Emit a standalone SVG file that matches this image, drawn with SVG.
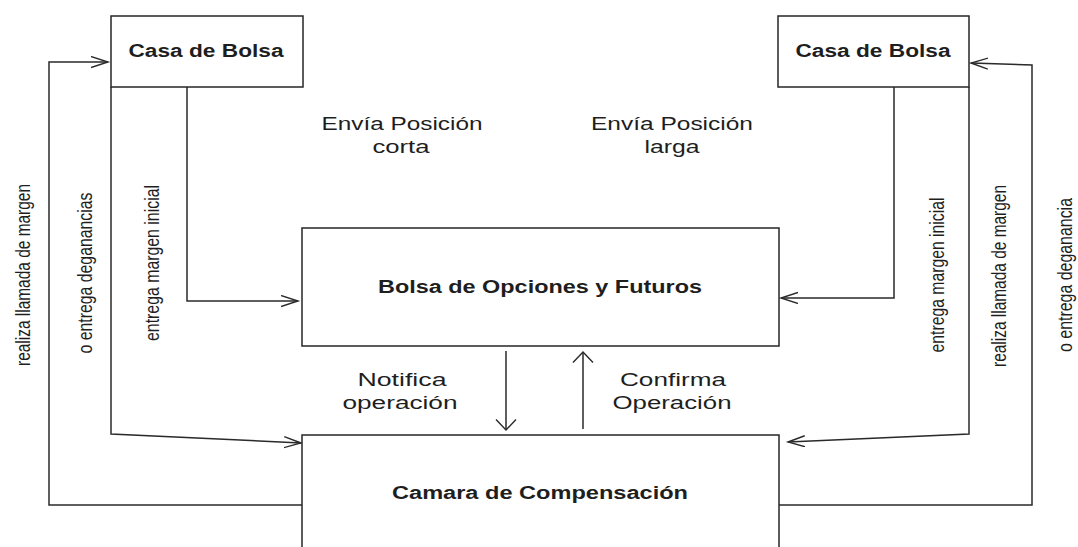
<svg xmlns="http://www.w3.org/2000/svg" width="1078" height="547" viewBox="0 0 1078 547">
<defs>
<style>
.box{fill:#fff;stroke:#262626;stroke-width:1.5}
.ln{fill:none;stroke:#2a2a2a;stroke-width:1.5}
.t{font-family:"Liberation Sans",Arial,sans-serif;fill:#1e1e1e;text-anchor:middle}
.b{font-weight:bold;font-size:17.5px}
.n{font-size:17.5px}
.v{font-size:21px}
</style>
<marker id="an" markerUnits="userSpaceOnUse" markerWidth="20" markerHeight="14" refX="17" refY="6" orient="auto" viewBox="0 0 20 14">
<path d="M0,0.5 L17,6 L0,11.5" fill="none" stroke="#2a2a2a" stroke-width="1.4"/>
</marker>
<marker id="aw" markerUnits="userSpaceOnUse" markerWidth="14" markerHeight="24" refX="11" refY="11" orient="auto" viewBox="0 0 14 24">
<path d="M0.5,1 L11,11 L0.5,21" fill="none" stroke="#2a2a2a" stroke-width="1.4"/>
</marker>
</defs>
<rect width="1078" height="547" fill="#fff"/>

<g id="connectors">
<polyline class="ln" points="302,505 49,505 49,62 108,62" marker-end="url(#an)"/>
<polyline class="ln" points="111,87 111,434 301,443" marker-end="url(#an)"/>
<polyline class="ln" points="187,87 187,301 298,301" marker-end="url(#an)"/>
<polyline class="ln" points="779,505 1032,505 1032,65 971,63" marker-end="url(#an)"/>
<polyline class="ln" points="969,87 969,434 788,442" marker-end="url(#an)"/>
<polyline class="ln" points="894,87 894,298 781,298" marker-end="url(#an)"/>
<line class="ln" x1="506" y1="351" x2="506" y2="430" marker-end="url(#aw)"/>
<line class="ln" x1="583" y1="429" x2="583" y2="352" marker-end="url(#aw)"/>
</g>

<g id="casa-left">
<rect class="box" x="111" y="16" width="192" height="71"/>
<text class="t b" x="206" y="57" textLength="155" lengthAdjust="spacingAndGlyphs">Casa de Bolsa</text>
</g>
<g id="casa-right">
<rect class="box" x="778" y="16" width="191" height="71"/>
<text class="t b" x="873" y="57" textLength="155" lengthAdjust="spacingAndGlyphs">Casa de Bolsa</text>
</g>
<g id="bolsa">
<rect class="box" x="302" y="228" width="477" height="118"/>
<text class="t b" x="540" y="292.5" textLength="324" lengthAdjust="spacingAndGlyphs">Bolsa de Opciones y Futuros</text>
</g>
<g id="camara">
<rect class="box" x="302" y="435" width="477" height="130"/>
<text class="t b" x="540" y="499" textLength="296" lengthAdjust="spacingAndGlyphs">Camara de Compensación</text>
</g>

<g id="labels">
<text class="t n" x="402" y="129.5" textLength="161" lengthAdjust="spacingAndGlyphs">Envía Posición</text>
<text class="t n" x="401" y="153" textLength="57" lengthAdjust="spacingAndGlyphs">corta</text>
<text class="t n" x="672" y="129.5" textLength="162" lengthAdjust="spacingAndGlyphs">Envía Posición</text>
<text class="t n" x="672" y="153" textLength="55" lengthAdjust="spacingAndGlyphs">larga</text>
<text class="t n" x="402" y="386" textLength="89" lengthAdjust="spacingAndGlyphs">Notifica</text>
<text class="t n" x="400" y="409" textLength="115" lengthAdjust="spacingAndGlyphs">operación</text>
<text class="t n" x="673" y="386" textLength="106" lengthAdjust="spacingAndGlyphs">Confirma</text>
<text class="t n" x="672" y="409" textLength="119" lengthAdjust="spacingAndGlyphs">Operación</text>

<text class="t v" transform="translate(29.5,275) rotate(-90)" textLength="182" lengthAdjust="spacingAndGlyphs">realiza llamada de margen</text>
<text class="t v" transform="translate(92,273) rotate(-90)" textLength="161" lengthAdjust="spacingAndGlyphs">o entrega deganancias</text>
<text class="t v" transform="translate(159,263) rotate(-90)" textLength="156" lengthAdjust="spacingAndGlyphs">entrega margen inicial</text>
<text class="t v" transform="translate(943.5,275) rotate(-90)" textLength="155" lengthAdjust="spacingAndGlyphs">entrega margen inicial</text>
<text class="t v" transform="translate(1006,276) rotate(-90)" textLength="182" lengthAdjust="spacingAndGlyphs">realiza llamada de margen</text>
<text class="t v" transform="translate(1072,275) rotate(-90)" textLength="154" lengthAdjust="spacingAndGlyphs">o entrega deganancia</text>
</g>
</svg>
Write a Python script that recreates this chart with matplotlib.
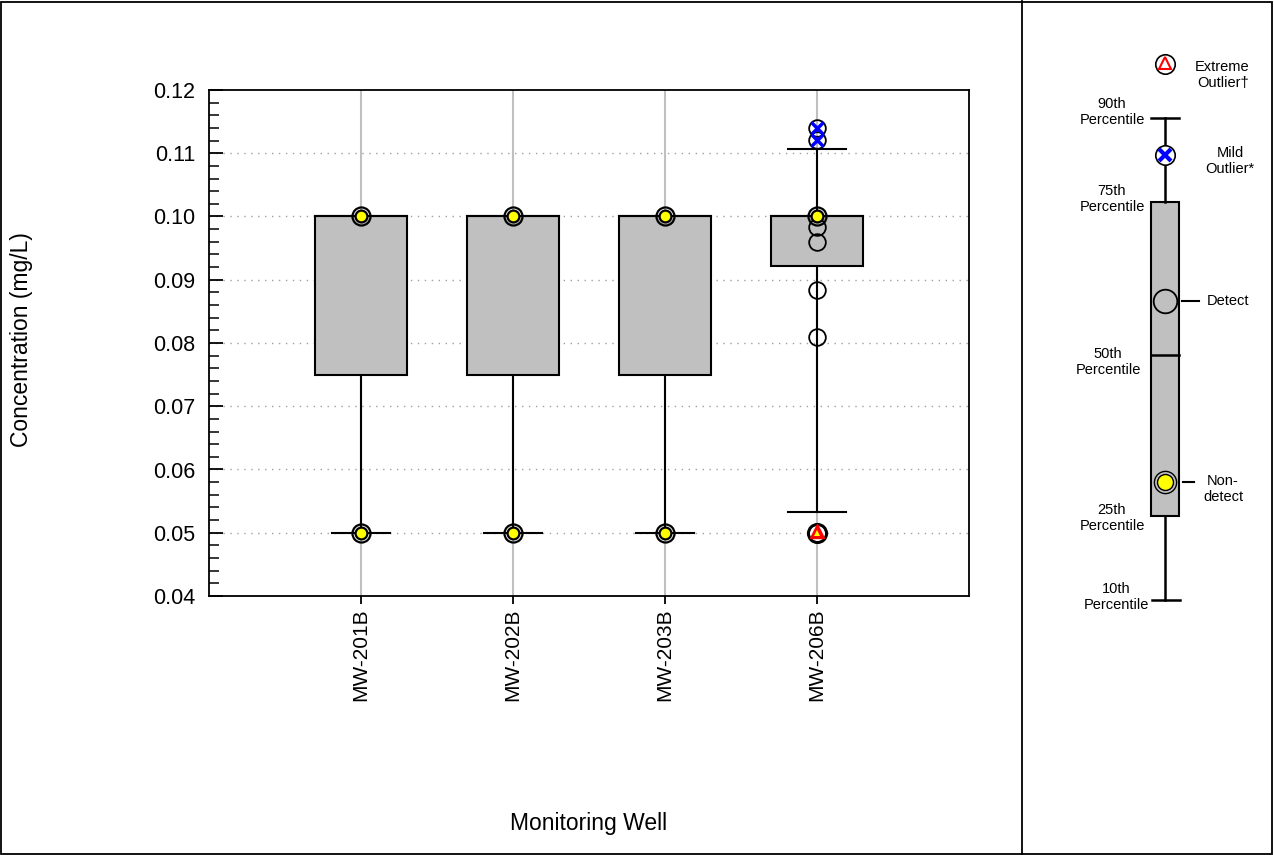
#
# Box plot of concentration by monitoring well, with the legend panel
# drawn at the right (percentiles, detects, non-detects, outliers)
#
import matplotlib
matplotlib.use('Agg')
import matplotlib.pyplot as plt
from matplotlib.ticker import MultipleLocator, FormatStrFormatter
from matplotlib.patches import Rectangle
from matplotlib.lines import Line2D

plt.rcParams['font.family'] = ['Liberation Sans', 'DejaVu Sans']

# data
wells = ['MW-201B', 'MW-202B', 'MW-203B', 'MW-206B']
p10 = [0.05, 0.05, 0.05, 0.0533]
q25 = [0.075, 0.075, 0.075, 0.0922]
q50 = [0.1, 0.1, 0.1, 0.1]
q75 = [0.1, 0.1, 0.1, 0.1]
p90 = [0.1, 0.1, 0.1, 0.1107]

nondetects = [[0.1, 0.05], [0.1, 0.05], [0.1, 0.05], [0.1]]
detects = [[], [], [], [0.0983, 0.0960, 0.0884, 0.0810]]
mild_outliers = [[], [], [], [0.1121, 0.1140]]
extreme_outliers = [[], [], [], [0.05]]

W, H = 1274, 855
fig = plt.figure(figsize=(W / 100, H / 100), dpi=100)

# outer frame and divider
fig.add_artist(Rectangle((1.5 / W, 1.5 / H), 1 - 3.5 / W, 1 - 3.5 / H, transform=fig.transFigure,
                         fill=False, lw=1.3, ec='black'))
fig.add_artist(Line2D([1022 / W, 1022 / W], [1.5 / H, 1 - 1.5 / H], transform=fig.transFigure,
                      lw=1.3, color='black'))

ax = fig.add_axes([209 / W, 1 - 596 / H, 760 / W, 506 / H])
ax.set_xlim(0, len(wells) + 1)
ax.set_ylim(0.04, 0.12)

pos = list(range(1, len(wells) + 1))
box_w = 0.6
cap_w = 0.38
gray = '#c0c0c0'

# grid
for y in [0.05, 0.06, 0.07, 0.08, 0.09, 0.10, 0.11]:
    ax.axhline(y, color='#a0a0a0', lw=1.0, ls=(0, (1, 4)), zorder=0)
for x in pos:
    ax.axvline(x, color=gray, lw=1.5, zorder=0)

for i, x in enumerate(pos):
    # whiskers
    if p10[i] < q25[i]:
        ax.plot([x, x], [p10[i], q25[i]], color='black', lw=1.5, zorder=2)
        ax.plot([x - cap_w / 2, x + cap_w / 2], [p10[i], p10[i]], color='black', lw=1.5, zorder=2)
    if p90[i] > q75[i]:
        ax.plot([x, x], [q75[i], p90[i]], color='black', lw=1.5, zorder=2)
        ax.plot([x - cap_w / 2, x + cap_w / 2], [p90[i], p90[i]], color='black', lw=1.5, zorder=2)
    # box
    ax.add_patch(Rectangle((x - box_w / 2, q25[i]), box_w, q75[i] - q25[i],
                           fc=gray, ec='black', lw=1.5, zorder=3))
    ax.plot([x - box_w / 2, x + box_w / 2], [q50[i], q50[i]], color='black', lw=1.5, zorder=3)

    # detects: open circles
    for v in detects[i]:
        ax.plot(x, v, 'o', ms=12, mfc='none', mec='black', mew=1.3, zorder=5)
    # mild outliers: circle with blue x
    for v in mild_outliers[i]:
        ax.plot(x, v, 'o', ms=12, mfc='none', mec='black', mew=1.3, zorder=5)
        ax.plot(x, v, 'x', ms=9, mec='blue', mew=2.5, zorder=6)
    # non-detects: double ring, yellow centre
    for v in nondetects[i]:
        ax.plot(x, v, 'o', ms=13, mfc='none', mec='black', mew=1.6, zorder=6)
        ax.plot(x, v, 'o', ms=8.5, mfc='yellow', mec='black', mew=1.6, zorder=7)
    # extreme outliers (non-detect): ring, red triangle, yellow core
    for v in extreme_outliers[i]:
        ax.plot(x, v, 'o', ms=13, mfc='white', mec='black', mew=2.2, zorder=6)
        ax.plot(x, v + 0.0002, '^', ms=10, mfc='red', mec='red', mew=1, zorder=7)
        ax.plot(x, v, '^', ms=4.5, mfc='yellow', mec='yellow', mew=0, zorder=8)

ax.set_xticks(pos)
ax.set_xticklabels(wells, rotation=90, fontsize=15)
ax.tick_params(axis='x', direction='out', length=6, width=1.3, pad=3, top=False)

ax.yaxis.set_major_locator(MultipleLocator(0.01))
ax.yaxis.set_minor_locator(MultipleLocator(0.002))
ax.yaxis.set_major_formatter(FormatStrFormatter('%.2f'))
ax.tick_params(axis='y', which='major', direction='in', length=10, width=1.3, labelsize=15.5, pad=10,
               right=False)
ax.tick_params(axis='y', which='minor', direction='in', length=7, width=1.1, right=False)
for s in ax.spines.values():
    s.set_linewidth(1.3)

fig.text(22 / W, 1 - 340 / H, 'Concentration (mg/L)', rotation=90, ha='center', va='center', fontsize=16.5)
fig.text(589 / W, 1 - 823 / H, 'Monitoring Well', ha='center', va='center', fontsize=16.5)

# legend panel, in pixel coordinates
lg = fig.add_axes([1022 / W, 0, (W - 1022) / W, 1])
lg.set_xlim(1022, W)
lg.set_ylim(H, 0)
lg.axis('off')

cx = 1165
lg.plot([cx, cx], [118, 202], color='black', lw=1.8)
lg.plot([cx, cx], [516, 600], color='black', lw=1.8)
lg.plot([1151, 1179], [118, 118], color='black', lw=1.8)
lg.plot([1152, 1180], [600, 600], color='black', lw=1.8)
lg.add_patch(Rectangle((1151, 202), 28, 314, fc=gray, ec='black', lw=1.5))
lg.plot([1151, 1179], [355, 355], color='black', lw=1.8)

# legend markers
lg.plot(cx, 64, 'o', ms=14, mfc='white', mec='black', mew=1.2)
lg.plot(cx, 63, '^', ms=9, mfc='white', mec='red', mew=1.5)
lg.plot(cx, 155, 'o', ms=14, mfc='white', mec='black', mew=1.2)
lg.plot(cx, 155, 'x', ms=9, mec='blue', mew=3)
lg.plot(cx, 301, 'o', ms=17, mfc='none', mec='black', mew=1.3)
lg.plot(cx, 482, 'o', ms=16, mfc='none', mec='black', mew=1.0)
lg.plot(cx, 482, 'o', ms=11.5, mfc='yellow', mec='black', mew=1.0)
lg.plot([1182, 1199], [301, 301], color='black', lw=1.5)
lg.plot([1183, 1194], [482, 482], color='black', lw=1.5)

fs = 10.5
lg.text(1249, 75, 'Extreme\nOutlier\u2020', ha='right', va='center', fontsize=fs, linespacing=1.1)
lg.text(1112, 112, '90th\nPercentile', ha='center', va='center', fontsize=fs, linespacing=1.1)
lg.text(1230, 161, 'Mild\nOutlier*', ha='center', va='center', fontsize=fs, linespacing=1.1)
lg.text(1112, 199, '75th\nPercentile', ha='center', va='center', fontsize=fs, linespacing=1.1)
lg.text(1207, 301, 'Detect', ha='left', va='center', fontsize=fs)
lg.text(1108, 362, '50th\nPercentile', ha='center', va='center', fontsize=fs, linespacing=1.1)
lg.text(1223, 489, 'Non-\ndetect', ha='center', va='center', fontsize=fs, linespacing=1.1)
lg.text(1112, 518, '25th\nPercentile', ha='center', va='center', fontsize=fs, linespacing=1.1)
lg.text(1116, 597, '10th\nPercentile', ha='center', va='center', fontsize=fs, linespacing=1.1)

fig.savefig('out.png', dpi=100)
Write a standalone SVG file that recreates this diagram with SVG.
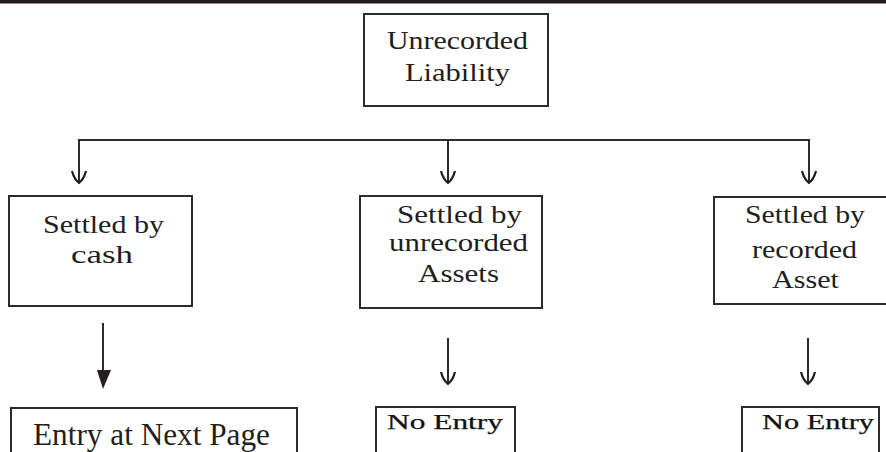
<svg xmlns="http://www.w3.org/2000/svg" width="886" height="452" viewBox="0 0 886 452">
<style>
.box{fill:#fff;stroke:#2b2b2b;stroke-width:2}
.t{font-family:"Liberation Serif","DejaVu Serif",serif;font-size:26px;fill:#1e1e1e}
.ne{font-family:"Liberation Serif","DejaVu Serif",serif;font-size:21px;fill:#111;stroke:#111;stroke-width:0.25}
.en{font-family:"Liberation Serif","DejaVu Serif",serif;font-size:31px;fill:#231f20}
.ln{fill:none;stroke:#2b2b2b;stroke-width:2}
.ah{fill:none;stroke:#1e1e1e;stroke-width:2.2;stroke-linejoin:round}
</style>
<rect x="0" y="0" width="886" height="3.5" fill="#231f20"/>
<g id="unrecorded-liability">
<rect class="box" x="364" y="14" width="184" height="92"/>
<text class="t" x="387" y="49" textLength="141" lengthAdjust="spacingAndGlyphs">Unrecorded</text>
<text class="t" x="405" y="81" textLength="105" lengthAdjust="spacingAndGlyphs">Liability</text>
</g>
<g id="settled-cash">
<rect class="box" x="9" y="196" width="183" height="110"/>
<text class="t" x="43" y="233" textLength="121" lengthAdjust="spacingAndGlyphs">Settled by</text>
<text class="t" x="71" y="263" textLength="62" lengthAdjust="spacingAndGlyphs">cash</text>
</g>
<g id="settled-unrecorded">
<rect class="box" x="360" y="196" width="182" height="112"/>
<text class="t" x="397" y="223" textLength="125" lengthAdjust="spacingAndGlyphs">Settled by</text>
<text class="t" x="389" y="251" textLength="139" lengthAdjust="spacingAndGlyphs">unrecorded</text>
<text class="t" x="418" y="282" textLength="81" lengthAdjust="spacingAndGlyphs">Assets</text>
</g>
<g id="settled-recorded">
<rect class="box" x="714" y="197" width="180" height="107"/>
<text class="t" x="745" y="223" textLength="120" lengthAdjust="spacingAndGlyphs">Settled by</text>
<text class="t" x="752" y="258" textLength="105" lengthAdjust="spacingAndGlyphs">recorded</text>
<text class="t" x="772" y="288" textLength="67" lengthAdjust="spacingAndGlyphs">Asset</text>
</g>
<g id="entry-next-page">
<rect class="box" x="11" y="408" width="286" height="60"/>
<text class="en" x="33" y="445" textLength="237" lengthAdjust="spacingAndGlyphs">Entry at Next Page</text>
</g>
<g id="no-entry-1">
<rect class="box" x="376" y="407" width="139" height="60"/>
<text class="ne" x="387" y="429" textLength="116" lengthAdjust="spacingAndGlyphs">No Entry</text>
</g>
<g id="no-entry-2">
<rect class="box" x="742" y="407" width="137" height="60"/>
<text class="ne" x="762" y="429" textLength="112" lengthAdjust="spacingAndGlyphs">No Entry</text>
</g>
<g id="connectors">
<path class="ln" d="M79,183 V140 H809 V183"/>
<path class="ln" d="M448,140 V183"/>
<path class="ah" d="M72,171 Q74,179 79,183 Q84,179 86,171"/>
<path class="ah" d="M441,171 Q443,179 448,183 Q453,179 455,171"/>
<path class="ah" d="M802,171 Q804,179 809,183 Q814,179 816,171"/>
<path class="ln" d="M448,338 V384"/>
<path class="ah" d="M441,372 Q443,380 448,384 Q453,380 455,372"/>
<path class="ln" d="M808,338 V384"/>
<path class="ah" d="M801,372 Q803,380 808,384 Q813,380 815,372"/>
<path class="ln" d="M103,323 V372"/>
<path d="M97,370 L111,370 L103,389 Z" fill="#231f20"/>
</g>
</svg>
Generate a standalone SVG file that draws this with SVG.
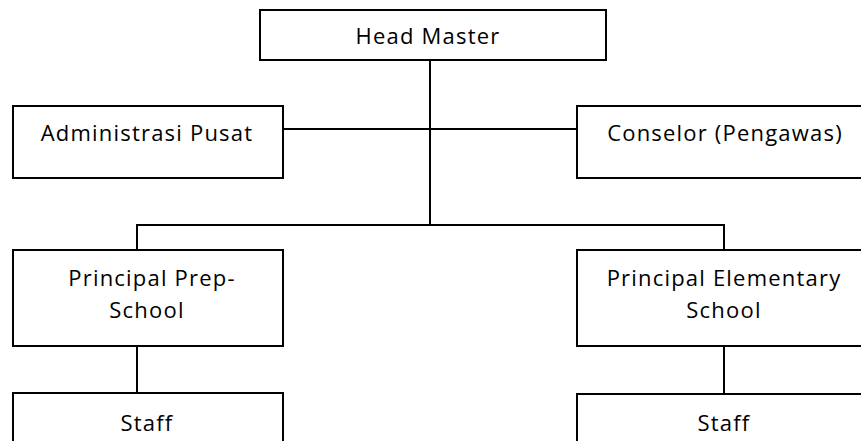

········

Reproduce exactly the section that begins with the line containing "Write a Python" and ends with the line containing "plt.rcParams['font.family'] = ['Liberation". Both boundary lines belong in the copy, but pictures do not.

> **Answer below**:
Write a Python script that recreates this chart with matplotlib.
#
# Box plot of concentration by monitoring well, with the legend panel
# drawn at the right (percentiles, detects, non-detects, outliers)
#
import matplotlib
matplotlib.use('Agg')
import matplotlib.pyplot as plt
from matplotlib.ticker import MultipleLocator, FormatStrFormatter
from matplotlib.patches import Rectangle
from matplotlib.lines import Line2D

plt.rcParams['font.family'] = ['Liberation Sans', 'DejaVu Sans']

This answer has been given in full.